Introduction — April 13, 2013
The Western media was quick to deride claims that an Iranian had mastered “time travel”.
“Iran’s technological prowess has reached an all-time high… it claims to have solved the metaphysical conundrums associated with time travel,” wrote Spencer Ackerman in Wired.
While the London Telegraph reported:
Ali Razeghi, a Tehran scientist has registered “The Aryayek Time Traveling Machine” with the state-run Centre for Strategic Inventions.
The device can predict the future in a print out after taking readings from the touch of a user, he told the Fars state news agency.
Many other Western news outlets reported the same story with the same derisory tone. In fact many used publicity stills from the time travel caper “Back to the Future” to accompany the story. As if Iranian claims about scientific or technical achievements should all be treated with scepticism, except for claims about Iran’s nuclear weapons, of course.
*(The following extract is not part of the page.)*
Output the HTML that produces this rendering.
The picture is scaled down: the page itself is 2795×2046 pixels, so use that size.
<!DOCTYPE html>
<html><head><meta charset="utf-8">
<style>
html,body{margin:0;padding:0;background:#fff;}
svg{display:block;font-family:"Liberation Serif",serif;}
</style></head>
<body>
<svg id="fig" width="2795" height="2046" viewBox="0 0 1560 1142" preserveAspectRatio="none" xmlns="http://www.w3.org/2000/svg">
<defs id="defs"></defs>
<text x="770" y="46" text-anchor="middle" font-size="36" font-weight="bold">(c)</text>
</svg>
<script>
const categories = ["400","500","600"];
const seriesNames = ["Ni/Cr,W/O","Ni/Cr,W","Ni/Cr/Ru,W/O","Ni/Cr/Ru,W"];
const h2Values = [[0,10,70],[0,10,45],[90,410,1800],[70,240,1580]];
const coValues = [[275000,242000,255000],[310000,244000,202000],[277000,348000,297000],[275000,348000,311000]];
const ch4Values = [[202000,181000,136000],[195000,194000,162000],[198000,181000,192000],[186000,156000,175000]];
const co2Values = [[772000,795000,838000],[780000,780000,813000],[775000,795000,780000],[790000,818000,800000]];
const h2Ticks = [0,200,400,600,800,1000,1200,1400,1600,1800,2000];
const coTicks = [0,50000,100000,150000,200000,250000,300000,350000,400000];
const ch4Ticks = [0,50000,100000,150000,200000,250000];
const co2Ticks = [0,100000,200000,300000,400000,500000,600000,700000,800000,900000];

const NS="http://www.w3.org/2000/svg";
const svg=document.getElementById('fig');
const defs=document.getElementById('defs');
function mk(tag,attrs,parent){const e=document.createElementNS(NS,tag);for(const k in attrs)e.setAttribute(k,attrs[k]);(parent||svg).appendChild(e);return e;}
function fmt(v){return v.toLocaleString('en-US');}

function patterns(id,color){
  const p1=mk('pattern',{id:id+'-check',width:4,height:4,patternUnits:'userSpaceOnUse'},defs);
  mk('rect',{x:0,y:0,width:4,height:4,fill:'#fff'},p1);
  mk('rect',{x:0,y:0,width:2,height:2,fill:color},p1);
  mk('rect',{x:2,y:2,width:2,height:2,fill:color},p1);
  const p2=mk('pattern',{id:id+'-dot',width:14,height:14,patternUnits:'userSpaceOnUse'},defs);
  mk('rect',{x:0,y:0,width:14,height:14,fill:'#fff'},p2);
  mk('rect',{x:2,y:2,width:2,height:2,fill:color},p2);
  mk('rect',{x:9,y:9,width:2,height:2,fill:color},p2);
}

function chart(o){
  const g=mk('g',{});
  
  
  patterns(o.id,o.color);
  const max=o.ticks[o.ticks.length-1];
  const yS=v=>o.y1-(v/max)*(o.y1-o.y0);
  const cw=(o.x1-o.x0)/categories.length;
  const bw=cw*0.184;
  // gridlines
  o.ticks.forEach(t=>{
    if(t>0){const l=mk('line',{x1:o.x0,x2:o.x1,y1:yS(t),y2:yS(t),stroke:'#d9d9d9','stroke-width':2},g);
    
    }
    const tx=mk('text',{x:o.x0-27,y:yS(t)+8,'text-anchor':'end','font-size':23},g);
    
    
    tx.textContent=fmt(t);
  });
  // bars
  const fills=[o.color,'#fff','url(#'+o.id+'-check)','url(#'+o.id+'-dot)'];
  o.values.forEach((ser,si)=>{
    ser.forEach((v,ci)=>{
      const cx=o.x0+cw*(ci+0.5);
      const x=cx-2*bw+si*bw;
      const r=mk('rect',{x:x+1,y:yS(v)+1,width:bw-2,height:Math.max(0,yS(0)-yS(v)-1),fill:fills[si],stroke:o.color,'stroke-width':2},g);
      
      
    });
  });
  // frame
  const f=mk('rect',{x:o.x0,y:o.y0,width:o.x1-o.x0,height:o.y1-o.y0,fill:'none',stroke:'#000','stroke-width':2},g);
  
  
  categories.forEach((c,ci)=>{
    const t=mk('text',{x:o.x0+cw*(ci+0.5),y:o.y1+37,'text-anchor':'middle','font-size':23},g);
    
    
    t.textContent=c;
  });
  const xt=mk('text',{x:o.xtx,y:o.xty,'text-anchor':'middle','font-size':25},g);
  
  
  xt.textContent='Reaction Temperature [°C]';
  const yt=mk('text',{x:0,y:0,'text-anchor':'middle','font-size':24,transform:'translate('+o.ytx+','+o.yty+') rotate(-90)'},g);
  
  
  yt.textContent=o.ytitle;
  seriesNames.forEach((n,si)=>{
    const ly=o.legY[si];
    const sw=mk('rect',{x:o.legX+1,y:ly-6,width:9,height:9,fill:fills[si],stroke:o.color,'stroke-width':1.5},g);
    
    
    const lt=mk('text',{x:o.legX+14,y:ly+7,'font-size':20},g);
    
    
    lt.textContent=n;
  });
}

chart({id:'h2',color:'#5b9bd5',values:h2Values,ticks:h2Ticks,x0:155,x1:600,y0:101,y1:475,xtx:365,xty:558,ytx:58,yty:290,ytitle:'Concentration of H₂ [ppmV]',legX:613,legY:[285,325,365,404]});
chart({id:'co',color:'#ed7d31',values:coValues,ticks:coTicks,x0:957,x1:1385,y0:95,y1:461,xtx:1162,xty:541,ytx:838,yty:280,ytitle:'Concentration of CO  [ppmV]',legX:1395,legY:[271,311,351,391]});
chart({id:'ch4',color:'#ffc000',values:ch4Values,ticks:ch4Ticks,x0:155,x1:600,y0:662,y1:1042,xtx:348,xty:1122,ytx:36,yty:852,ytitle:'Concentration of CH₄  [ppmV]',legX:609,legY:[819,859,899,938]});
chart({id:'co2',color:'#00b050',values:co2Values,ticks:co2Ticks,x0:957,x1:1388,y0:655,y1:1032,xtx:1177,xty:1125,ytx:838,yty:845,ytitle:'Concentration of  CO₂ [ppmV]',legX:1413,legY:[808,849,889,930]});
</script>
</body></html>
Meanwhile, Iran’s own Deputy Minister of Science, Research and Technology has also dismissed claims about the “time machine”.
What’s interesting however, is the way the various Western media outlets reacted in unison to the story and in much the same manner. As if media owners, editors and publishers had been ‘advised’ beforehand to treat all Iranian claims about scientific or technical advances as if they fraudulent boasts.
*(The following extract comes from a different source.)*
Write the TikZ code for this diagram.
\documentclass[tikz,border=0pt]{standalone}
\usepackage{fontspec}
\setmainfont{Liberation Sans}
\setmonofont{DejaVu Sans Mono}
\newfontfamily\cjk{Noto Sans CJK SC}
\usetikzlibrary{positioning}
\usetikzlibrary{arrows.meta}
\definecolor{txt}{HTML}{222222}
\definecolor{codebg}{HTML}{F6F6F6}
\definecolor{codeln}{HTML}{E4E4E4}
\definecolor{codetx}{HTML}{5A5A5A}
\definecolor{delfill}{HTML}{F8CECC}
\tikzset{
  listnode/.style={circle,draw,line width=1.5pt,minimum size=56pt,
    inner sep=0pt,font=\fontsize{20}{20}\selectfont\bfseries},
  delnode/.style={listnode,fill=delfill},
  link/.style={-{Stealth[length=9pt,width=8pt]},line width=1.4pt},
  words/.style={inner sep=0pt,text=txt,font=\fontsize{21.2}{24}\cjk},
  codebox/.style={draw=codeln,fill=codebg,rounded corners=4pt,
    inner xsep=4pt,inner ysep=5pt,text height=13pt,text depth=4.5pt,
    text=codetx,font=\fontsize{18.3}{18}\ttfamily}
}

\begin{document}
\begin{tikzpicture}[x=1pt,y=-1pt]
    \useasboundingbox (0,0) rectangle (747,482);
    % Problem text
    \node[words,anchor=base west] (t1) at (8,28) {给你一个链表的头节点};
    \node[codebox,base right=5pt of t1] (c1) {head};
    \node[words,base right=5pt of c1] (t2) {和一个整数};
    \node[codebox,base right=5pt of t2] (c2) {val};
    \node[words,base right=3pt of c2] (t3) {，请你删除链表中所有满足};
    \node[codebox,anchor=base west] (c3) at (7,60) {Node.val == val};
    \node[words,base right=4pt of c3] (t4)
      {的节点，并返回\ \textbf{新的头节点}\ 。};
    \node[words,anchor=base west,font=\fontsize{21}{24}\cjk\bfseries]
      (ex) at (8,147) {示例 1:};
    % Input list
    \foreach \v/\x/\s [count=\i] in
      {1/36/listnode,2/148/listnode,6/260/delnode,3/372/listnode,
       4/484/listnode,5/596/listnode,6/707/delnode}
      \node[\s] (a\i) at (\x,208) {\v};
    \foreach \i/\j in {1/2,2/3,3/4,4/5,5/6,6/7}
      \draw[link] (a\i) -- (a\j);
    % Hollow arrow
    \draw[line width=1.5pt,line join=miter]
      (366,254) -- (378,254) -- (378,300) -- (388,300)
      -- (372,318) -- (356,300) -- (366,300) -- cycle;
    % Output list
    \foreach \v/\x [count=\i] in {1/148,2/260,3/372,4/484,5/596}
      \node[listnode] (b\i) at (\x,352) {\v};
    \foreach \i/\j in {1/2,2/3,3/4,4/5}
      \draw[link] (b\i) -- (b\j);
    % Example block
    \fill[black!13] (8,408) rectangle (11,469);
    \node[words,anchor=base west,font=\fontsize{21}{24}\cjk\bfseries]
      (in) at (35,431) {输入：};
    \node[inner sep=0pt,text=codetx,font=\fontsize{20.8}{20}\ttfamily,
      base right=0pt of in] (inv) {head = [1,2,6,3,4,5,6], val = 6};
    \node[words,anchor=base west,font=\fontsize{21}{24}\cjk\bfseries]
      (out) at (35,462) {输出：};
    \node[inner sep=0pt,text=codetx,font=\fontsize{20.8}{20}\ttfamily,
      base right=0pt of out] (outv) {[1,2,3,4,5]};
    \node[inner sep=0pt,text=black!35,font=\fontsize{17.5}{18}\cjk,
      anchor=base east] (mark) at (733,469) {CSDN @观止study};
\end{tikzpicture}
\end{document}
Now we are not saying that some sort censorship is being applied. Only that the Western media’s uniform response recalls the way it once responded to claims about Saddam’s Weapons of Mass Destruction.
Are newspaper owners, editors and publishers now being ‘advised’ how to cover stories concering Iran?
Deputy Minister: No ‘Time Machine’ Invention Registered in Iran
FARS News Agency — April 12, 2013
Iran’s Deputy Minister of Science, Research and Technology Mohammad Mehdinejad Nouri dismissed the claims raised by an Iranian inventor who says he has registered an invention to predict between five and eight years into the future of any individual.
“Making scientific claims is free for all, but registration of these claims as inventions should undergo certain legal stages based on scientific proofs and evidence,” Mehdinejad Nouri told FNA on Friday.
He also said that the statistics related to the production of science in Iran is presented by authentic and creditable international data bases, alluding that there is no room for allegations in Iranian science.
Mehdinejad Nouri rejected the claims raised by Ali Razeqi, an Iranian scientist who says he has registered ‘the Aryayek Time Traveling Machine’ with the state-run Center for Strategic Inventions.
“Such a claim has not been registered in Iran’s State Organization for Registration of Deeds and Properties,” he underlined.
Razeqi, 27, has reportedly claimed that he had been working on the project for the past 10 years.
He said the machine would use algorithms to predict the future of any individual, between five and eight years into their future.
“My invention easily fits into the size of a personal computer case and can predict details of the next five-eight years of the life of its users. It will not take you into the future, it will bring the future to you,” he said.
Razeqi said the invention could help the government as well as the ordinary people in predicting the future to become ready for the events.
“The Americans are trying to make this invention by spending millions of dollars on it where I have already achieved it by a fraction of the cost,” he said, and added, “The reason that we are not launching our prototype at this stage is that the Chinese will steal the idea and produce it in millions overnight.